• [Given records]
-.-.-

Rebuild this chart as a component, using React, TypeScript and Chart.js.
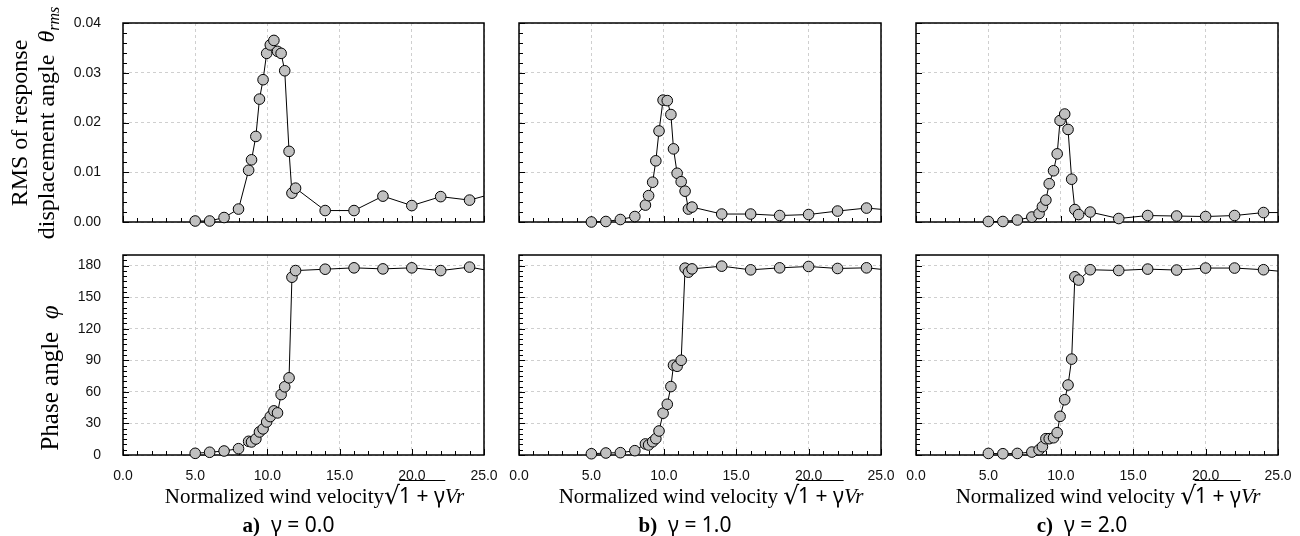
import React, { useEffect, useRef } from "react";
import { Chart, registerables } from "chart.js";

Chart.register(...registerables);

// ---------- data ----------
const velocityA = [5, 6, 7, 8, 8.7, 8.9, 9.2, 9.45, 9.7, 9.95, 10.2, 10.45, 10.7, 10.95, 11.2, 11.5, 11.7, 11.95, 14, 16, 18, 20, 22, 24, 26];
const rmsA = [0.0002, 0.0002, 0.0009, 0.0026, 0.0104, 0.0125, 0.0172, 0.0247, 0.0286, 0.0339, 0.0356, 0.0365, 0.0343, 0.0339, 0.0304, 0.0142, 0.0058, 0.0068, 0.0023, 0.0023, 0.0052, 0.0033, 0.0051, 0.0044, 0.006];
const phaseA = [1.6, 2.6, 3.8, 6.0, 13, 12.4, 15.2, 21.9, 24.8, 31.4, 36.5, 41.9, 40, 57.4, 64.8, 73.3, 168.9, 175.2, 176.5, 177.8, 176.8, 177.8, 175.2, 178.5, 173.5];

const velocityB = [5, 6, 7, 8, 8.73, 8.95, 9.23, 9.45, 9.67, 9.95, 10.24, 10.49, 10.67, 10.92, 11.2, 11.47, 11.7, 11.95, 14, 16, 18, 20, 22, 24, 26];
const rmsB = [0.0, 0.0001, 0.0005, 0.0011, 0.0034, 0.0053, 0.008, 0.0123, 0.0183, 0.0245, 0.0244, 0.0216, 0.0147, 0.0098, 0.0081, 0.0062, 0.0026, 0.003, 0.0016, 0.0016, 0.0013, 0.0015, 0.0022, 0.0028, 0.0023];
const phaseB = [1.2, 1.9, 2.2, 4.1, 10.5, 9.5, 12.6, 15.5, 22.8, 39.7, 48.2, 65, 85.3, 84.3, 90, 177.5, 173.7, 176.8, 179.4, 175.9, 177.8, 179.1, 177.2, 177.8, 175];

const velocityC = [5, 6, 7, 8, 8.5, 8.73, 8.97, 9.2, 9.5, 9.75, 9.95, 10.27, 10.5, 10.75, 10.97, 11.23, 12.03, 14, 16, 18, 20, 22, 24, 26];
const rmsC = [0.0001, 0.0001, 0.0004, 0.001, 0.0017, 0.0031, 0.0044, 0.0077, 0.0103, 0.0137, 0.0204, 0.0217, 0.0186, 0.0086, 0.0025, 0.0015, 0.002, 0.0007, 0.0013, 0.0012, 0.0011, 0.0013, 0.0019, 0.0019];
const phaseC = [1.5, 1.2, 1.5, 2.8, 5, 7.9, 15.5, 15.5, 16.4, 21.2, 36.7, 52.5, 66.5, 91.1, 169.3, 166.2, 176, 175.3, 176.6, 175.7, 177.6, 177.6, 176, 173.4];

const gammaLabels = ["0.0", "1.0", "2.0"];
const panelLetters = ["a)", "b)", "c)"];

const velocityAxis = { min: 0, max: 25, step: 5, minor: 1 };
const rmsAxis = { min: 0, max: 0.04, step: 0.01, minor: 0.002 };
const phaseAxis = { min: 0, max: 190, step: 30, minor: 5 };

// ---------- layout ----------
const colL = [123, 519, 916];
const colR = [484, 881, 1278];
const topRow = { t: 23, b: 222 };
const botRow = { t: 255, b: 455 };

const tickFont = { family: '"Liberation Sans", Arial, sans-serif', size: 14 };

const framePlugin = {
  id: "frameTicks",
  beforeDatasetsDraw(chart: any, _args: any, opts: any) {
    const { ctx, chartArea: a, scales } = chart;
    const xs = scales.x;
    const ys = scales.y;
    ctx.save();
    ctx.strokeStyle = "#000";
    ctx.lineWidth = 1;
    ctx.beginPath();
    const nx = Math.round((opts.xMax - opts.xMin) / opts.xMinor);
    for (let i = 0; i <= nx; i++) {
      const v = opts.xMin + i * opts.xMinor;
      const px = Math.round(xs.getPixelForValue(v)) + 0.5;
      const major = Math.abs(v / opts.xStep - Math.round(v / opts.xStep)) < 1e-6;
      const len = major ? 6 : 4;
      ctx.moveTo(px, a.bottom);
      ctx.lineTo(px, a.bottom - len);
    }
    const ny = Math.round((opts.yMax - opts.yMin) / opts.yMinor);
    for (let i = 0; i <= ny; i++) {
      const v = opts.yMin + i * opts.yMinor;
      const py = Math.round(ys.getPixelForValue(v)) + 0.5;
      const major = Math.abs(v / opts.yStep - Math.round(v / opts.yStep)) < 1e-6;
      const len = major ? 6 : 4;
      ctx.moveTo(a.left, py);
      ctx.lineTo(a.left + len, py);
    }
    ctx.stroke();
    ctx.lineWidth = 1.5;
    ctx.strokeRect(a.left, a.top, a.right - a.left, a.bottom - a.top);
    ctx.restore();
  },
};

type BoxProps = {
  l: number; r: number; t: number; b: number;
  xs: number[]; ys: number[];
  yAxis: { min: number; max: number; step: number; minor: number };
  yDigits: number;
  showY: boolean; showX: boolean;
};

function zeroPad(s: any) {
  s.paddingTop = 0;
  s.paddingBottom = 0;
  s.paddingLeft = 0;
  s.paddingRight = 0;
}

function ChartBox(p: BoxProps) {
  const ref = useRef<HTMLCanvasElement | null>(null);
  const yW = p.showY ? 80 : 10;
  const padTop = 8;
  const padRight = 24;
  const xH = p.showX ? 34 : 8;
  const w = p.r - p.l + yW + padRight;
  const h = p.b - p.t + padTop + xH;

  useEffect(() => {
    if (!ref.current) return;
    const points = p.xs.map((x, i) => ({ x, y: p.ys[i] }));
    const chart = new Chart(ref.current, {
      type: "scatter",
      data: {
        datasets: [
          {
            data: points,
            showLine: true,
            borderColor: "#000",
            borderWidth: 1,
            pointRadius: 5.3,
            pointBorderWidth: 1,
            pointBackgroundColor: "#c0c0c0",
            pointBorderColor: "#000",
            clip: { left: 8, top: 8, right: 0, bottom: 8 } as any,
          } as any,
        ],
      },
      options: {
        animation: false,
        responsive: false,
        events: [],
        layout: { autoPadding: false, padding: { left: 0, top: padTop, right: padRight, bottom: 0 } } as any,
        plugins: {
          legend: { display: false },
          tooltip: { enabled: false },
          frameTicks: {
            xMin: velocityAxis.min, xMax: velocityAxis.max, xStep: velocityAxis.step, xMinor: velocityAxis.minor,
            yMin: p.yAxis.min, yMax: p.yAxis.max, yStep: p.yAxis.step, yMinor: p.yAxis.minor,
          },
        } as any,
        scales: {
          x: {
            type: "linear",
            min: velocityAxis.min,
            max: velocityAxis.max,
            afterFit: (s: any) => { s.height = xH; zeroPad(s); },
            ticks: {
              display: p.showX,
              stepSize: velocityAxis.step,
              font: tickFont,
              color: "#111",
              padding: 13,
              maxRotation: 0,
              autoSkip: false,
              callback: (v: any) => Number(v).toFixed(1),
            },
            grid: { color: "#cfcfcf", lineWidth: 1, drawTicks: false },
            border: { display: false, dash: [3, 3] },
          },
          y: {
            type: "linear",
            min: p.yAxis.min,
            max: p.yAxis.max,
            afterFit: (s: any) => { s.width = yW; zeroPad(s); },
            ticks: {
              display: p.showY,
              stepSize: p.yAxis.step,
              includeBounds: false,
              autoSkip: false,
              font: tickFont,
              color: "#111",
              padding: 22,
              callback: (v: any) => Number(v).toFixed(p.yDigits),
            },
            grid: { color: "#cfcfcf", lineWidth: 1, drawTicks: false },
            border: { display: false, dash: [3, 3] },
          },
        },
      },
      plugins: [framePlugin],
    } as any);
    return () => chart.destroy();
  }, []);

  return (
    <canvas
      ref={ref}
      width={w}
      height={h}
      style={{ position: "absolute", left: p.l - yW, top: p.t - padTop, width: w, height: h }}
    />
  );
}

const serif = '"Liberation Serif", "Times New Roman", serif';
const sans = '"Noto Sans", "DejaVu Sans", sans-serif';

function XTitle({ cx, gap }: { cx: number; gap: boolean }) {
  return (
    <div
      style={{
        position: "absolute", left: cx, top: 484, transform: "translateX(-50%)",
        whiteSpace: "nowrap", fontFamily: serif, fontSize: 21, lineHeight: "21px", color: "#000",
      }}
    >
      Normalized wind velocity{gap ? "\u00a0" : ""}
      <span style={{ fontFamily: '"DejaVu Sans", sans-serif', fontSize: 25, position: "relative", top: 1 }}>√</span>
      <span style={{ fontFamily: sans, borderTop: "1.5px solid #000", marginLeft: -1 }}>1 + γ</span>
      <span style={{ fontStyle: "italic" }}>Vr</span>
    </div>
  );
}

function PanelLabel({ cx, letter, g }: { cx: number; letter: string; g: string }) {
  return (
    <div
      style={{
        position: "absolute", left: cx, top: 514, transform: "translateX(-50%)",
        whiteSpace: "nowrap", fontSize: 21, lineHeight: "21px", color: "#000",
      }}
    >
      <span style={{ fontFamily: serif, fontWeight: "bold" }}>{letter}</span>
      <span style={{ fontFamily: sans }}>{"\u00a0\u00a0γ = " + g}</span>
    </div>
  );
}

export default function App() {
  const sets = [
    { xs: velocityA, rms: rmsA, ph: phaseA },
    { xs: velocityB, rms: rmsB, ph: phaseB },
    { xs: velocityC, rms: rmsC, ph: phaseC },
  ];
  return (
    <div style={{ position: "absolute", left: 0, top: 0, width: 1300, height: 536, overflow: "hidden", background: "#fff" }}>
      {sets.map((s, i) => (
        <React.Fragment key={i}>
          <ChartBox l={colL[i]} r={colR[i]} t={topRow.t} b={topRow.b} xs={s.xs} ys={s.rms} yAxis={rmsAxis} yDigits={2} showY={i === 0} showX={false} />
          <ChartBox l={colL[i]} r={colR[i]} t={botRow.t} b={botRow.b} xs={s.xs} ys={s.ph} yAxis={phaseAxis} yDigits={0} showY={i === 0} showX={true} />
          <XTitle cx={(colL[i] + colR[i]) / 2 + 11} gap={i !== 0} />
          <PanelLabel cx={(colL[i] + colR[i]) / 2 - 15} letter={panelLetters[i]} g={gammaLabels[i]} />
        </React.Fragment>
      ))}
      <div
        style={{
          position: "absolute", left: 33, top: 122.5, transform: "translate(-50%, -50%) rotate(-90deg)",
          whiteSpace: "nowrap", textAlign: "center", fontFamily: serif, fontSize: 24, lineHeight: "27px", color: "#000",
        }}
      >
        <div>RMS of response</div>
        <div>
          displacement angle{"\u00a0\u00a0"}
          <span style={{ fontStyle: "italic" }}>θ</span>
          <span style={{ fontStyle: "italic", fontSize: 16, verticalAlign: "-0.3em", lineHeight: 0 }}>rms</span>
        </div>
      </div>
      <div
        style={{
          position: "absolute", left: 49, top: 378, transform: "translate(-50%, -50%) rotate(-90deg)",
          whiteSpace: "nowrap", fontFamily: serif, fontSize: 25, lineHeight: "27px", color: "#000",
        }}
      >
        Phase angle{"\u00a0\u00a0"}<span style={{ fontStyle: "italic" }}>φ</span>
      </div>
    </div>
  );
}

-.-.-

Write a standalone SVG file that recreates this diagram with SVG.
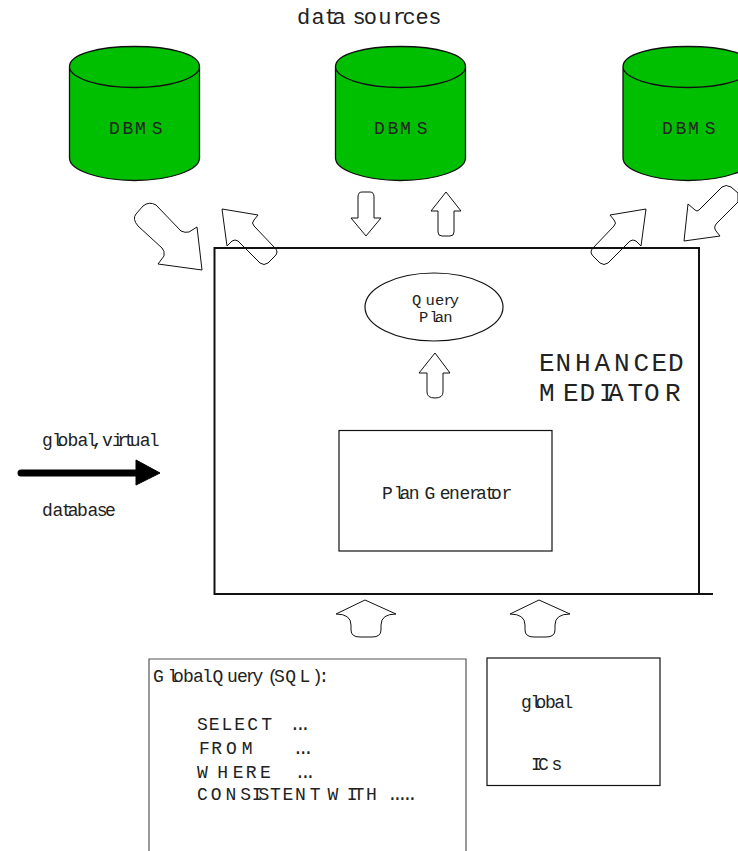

-.-.-

• [Required work] Only the lines from "Rebuild this chart" through "Chart.register(...registerables);" should appear in your output, copied exactly with both end lines, and with no pictures.

• [Response for this exercise]
Rebuild this chart as a component, using React, TypeScript and Chart.js.
import React, { useEffect, useRef } from "react";
import { Chart, registerables } from "chart.js";

Chart.register(...registerables);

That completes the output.